Over 100 years ago, then Beacon Falls Fire Foreman George Butz gathered his family and an ornate horn and left the valley for new opportunities in Indiana.
This weekend, Butz’s decedents are returning to Beacon Falls with that horn.
George’s son, Robert Butz, now 94, has decided to return his father’s memorabilia to the Beacon Falls Hose Company No 1.
“We have thought all along that it belongs there,” said George’s granddaughter, Jill Butz.
Jill, Robert, Robert’s wife, and three other granddaughters packed into a car Tuesday morning for a three-day journey from their home in Mishawaka, Ind. to Beacon Falls.
“[My father is] so excited about coming and returning those things to the fire department,” Jill said.
George was the first foreman of the Beacon Hose Company, elected May 11, 1899, according to Jill. At that time, the fire department was run by the United States Rubber Company. In 1903, Beacon Falls presented George with the chief horn, which he used as a megaphone to shout orders to his men. According to Jill, the horn resembles a large bugle with an engraving of the fire company’s horse-drawn fire truck on the side.

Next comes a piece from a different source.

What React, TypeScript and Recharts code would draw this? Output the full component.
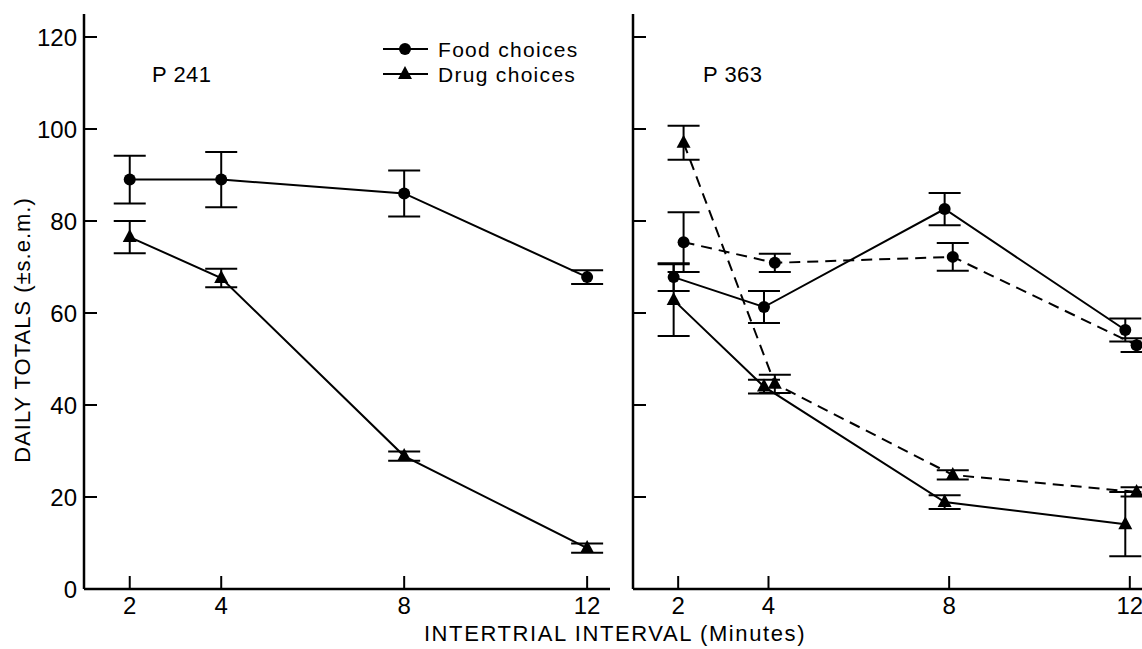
import { LineChart, Line, XAxis, YAxis, ErrorBar, Legend } from 'recharts';

const minutes = [2, 4, 8, 12];
const yTicks = [0, 20, 40, 60, 80, 100, 120];

// P 241
const p241FoodMean = [89, 89, 86, 67.8];
const p241FoodSem = [5.2, 6, 5, 1.5];
const p241DrugMean = [76.5, 67.6, 28.9, 8.9];
const p241DrugSem = [3.5, 2, 1, 1];

// P 363, solid lines (points drawn slightly left of the tick)
const p363SolidX = [1.9, 3.9, 7.9, 11.9];
const p363FoodMean = [67.8, 61.3, 82.6, 56.3];
const p363FoodSem = [3, 3.5, 3.5, 2.5];
const p363DrugMean = [62.8, 44, 18.9, 14.1];
const p363DrugSem = [7.8, 1.5, 1.5, 7];

// P 363, dashed lines (points drawn slightly right of the tick)
const p363DashX = [2.12, 4.14, 8.08, 12.15];
const p363FoodDashMean = [75.4, 70.9, 72.2, 53];
const p363FoodDashSem = [6.5, 2, 3, 1.5];
const p363DrugDashMean = [97, 44.6, 24.8, 21.1];
const p363DrugDashSem = [3.7, 2, 1, 1];

const toPoints = (xs: number[], ys: number[], es: number[]) =>
  xs.map((x, i) => ({ x, y: ys[i], err: es[i] }));

const FONT = '"Liberation Sans", Arial, sans-serif';
const INK = '#000';

const CircleDot = (props: any) => {
  const { cx, cy, index } = props;
  if (cx == null || cy == null) return null;
  return <circle key={`c-${index}`} cx={cx} cy={cy} r={6} fill={INK} />;
};

const TriangleDot = (props: any) => {
  const { cx, cy, index } = props;
  if (cx == null || cy == null) return null;
  return (
    <path
      key={`t-${index}`}
      d={`M${cx},${cy - 8} L${cx + 7},${cy + 5} L${cx - 7},${cy + 5} Z`}
      fill={INK}
    />
  );
};

const LegendBox = () => (
  <svg width={240} height={60}>
    <line x1={0} y1={12} x2={45} y2={12} stroke={INK} strokeWidth={2} />
    <circle cx={22} cy={12} r={6} fill={INK} />
    <text x={55} y={20} fontSize={21} fontFamily={FONT} letterSpacing={1.3} fill={INK}>
      Food choices
    </text>
    <line x1={0} y1={37} x2={45} y2={37} stroke={INK} strokeWidth={2} />
    <path d="M22,29 L29,42 L15,42 Z" fill={INK} />
    <text x={55} y={45} fontSize={21} fontFamily={FONT} letterSpacing={1.3} fill={INK}>
      Drug choices
    </text>
  </svg>
);

const tickStyle = { fill: INK, fontSize: 24, fontFamily: FONT };
const axisLine = { stroke: INK, strokeWidth: 2.5 };
const tickLine = { stroke: INK, strokeWidth: 2 };

const errBar = <ErrorBar dataKey="err" width={16} strokeWidth={2} stroke={INK} direction="y" />;

const App = () => {
  return (
    <div
      style={{
        position: 'fixed',
        left: 0,
        top: 0,
        width: 1142,
        height: 649,
        overflow: 'hidden',
        background: '#fff',
      }}
    >
      <div style={{ position: 'absolute', left: 0, top: 0 }}>
        <LineChart width={620} height={649} margin={{ top: 14, right: 10, left: 0, bottom: 0 }}>
          <XAxis
            type="number"
            dataKey="x"
            domain={[1, 12.5]}
            ticks={minutes}
            allowDataOverflow
            height={60}
            tick={tickStyle}
            tickSize={-13}
            tickMargin={21}
            axisLine={axisLine}
            tickLine={tickLine}
          />
          <YAxis
            type="number"
            domain={[0, 125]}
            ticks={yTicks}
            allowDataOverflow
            width={84}
            tick={tickStyle}
            tickSize={-13}
            tickMargin={20}
            axisLine={axisLine}
            tickLine={tickLine}
          />
          <Legend
            layout="vertical"
            align="center"
            verticalAlign="middle"
            content={() => <LegendBox />}
            wrapperStyle={{ position: 'absolute', left: 383, top: 37, width: 240 }}
          />
          <Line
            name="Food choices"
            data={toPoints(minutes, p241FoodMean, p241FoodSem)}
            dataKey="y"
            stroke={INK}
            strokeWidth={2}
            dot={CircleDot}
            isAnimationActive={false}
          >
            {errBar}
          </Line>
          <Line
            name="Drug choices"
            data={toPoints(minutes, p241DrugMean, p241DrugSem)}
            dataKey="y"
            stroke={INK}
            strokeWidth={2}
            dot={TriangleDot}
            isAnimationActive={false}
          >
            {errBar}
          </Line>
        </LineChart>
      </div>

      <div style={{ position: 'absolute', left: 560, top: 0 }}>
        <LineChart width={582} height={649} margin={{ top: 14, right: 0, left: 0, bottom: 0 }}>
          <XAxis
            type="number"
            dataKey="x"
            domain={[1, 12.27]}
            ticks={minutes}
            allowDataOverflow
            height={60}
            tick={tickStyle}
            tickSize={-13}
            tickMargin={21}
            axisLine={axisLine}
            tickLine={tickLine}
          />
          <YAxis
            type="number"
            domain={[0, 125]}
            ticks={yTicks}
            allowDataOverflow
            width={73}
            tick={tickStyle}
            tickFormatter={() => ''}
            tickSize={-13}
            tickMargin={20}
            axisLine={axisLine}
            tickLine={tickLine}
          />
          <Line
            data={toPoints(p363SolidX, p363FoodMean, p363FoodSem)}
            dataKey="y"
            stroke={INK}
            strokeWidth={2}
            dot={CircleDot}
            isAnimationActive={false}
          >
            {errBar}
          </Line>
          <Line
            data={toPoints(p363SolidX, p363DrugMean, p363DrugSem)}
            dataKey="y"
            stroke={INK}
            strokeWidth={2}
            dot={TriangleDot}
            isAnimationActive={false}
          >
            {errBar}
          </Line>
          <Line
            data={toPoints(p363DashX, p363FoodDashMean, p363FoodDashSem)}
            dataKey="y"
            stroke={INK}
            strokeWidth={2}
            strokeDasharray="11 7"
            dot={CircleDot}
            isAnimationActive={false}
          >
            {errBar}
          </Line>
          <Line
            data={toPoints(p363DashX, p363DrugDashMean, p363DrugDashSem)}
            dataKey="y"
            stroke={INK}
            strokeWidth={2}
            strokeDasharray="11 7"
            dot={TriangleDot}
            isAnimationActive={false}
          >
            {errBar}
          </Line>
        </LineChart>
      </div>

      <svg
        width={1142}
        height={649}
        style={{ position: 'absolute', left: 0, top: 0, pointerEvents: 'none' }}
      >
        <text x={152} y={82} fontSize={22} fontFamily={FONT} fill={INK} letterSpacing={0.5}>
          P 241
        </text>
        <text x={703} y={82} fontSize={22} fontFamily={FONT} fill={INK} letterSpacing={0.5}>
          P 363
        </text>
        <text
          x={615}
          y={641}
          fontSize={22}
          fontFamily={FONT}
          fill={INK}
          letterSpacing={1.6}
          textAnchor="middle"
        >
          INTERTRIAL INTERVAL  (Minutes)
        </text>
        <text
          transform="translate(30,330) rotate(-90)"
          fontSize={22}
          fontFamily={FONT}
          fill={INK}
          letterSpacing={1}
          textAnchor="middle"
        >
          DAILY TOTALS (±s.e.m.)
        </text>
      </svg>
    </div>
  );
};

export default App;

George served as foreman until 1907 when he took another position with the company’s branch in Indiana, which made the liners for rubber boots.
“It’s really such an interesting story,” said Jill, who has learned much of her family’s history through old newspaper articles she found online.
George was an active member of the community, even before he took the reigns at the fire company. George played Santa for the town and was involved in several community organizations including the Red Man’s Association and Sons and Daughters of Liberty.
He even called square dances every Friday night at the fire house.
Jill said she found a letter from her grandfather to her grandmother asking her to run away with him and get married. In the letter, George said his only regret would be leaving behind the Beacon Falls fire department.
“My grandfather truly loved that area and the fire department … his heart was really there,” Jill said. “I thought that was pretty amazing to find that.”
George got hitched at age 20 and had one son before getting remarried to Jill’s grandmother at age 33. When George left Beacon Falls, he left that first son behind. That son, Jill discovered, had a son of his own, and his decedents are still firefighters in Connecticut.
Now, the Indiana branch of the family is going to meet the Connecticut branch for the first time. What started out as a journey to return some memorabilia has turned into a big family reunion.
“I think my dad is also going to get to meet a lot of his great, great nieces and nephews he’s never met before,” Jill said.
She said she is anxious to see if any of those other great grandchildren look like her dad.
“I think there’s going to be a lot of similarities when we meet for the first time,” Jill said.
Jill said her father is the only living son of George, but he remembers meeting his half-brother in Indiana when he was 12.
“His mind is so sharp and he remembers all of these wonderful stories,” Jill said.
She said she hopes to use the three-day journey to pick his mind on some of those stories and write them down for future generations.
The Butz’s have returned to Beacon Falls one other time, when Jill worked for state fire marshal of Indiana, she brought her parents to the valley in 1984 and visited her father’s cousin. Jill said she tried to talk her dad into bringing the memorabilia back in 1999 for the fire company’s 100th anniversary, but he wasn’t ready.
In Beacon Falls, Jill said she hopes to visit the area where her grandfather lived and see what else she can find out about the family history.
The Beacon Falls Fire Company is excited to welcome the Butz’s home. They plan to have gifts for them when they check into their hotel Thursday night. On Saturday, the final night of the Beacon Falls’ annual Fireman Carnival, the family will hold a prime spot on the reviewing stand at the fire company’s parade. The parade will stop when the company reaches the stand and the Butz’s will hand over the horn and certificate.
“We’re going to kind of treat them like celebrities while they’re here,” said Jeremy Roderigo, the fire company’s information officer.